Best way to hash a dictionary

Alex Martelli aleax at aleax.it
Tue Mar 4 05:28:26 EST 2003


Miki Tebeka wrote:
   ...
> It might not be the main performance bottleneck but everything that
> will slow me down is usually bad.
   ...
> When you use a user defined class instread of built in type you lose
> some performance (3% from my testing on hashes)

Ah, we have a "philosophical" problem here.  If ANY performance
issue is intolerable, to the point that a 3% slowdown on SOME
parts of your code is something you must consider in deciding
your design, then Python is surely the wrong tool, and I would
suggest you also eschew C++ in favour of carefully hand optimized
machine code -- not even the best optimizing compiler can make
sure it won't lose some 3% here or there.

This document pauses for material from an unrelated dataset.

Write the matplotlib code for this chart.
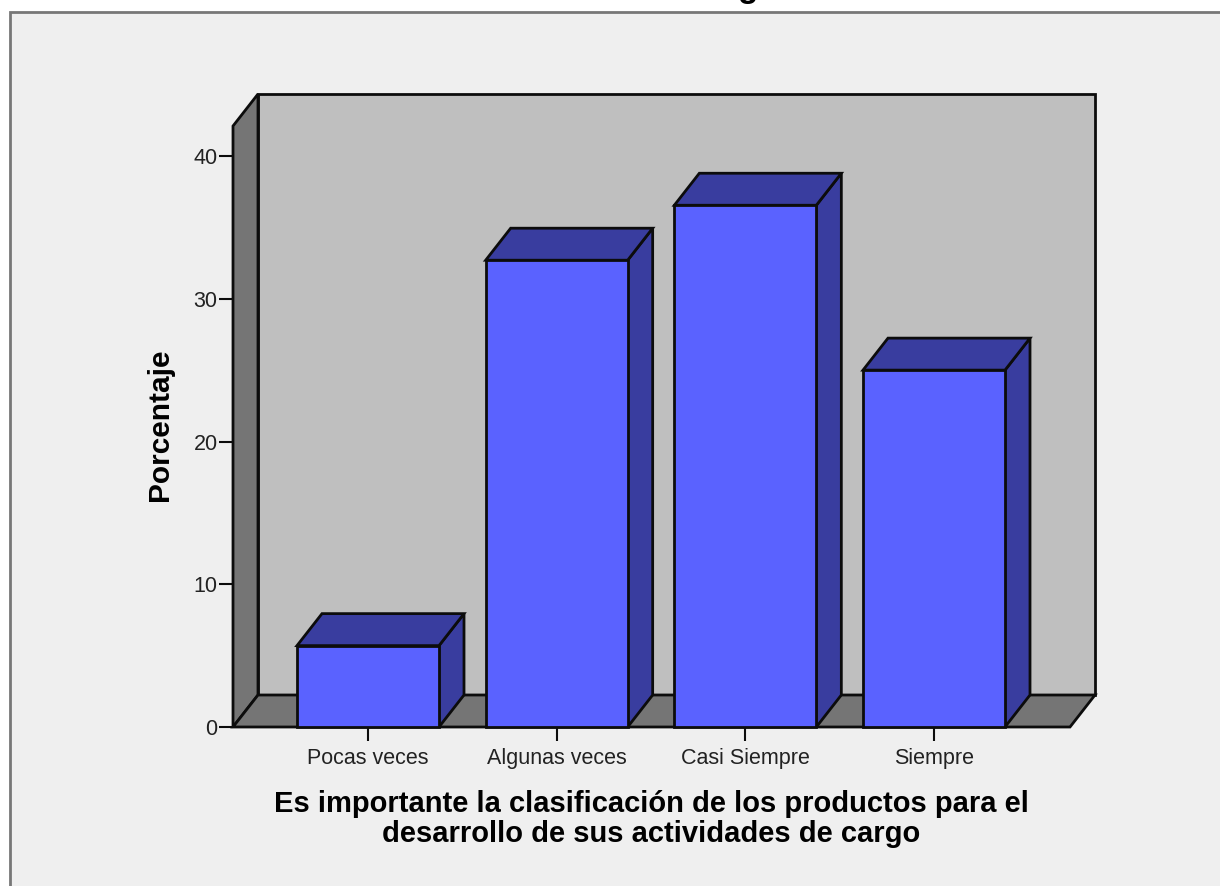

You say you don't profile because profiling slows down your
runs.  Yes, but profiling is also the ONLY sensible way to
find out what you must optimize.  Surely you can arrange a
"smaller" but still significant run, taking e.g, 1 day rathen
than 5, so that even if, instrumented for profiling (hint:
use hotshot, NOT the old profiler -- hotshot isn't documented,
but it's MUCH less invasive than the old profiler!), it slows
down by 2-3 times, you're still going to be done in a few
days.  Most likely you can arrange runs far shorter yet --
back when I did computational linguistics (IBM Research in
the '80s) I managed to use REXX (IBM's scripting language)
for MOST of my work, going down to PL/I, Pascal/VS (or even
well-vectorized Fortran carefully made cache-friendly when
I needed REAL performance -- going further down to BAL gave
no further boosts!) only for CAREFULLY selected hot-spots
(I didn't have a decent profiler -- I made do with logging
times at key turning-points to a file and analyzing that).
The "performance tuning" runs were on toy datasets, selected
to give me good performance prediction for the "real" runs.

The most significant "optimization" was managing to use
VM/SP rather than MVS (a factor of two...) and even more
managing to grab dedicated time on a 3090 with 6 CPU's,
vector features, and memory to burn, rather than chugging
along on a 9370.  The pieces of hardware in question (and
mostly the OS's too) are now "consigned to the dustbin of
history", but the lesson remains valid: e.g. if you're
now chugging along (for example) on a Pentium-3 machine
running Windows, the best single optimization you can
make might be to switch to a good new Athlon with DDR
and FreeBSD (other free Unix-like systems are not far, but
for sheer performance I think FreeBSD's still on top).

But, you just CANNOT avoid profiling when you're after
performance.  Guessing at where the bottlenecks might be
just doesn't work -- even the most experienced optimizer
guy, whose guesses are well-informed and clever, gets it
wrong, over and over again, when he forgets to MEASURE.
What with multiple level of caches with surprising smart
behavior, pipelines, etc, predicting today's CPU's
performance on any non-trivial task is a lost cause --
and when you put many other factors into the pot, CPU
performance issues becomes simple in comparison -- disk,
networking, virtual memory, task switching, databases...
there's just NO substitute for measurement (profiling).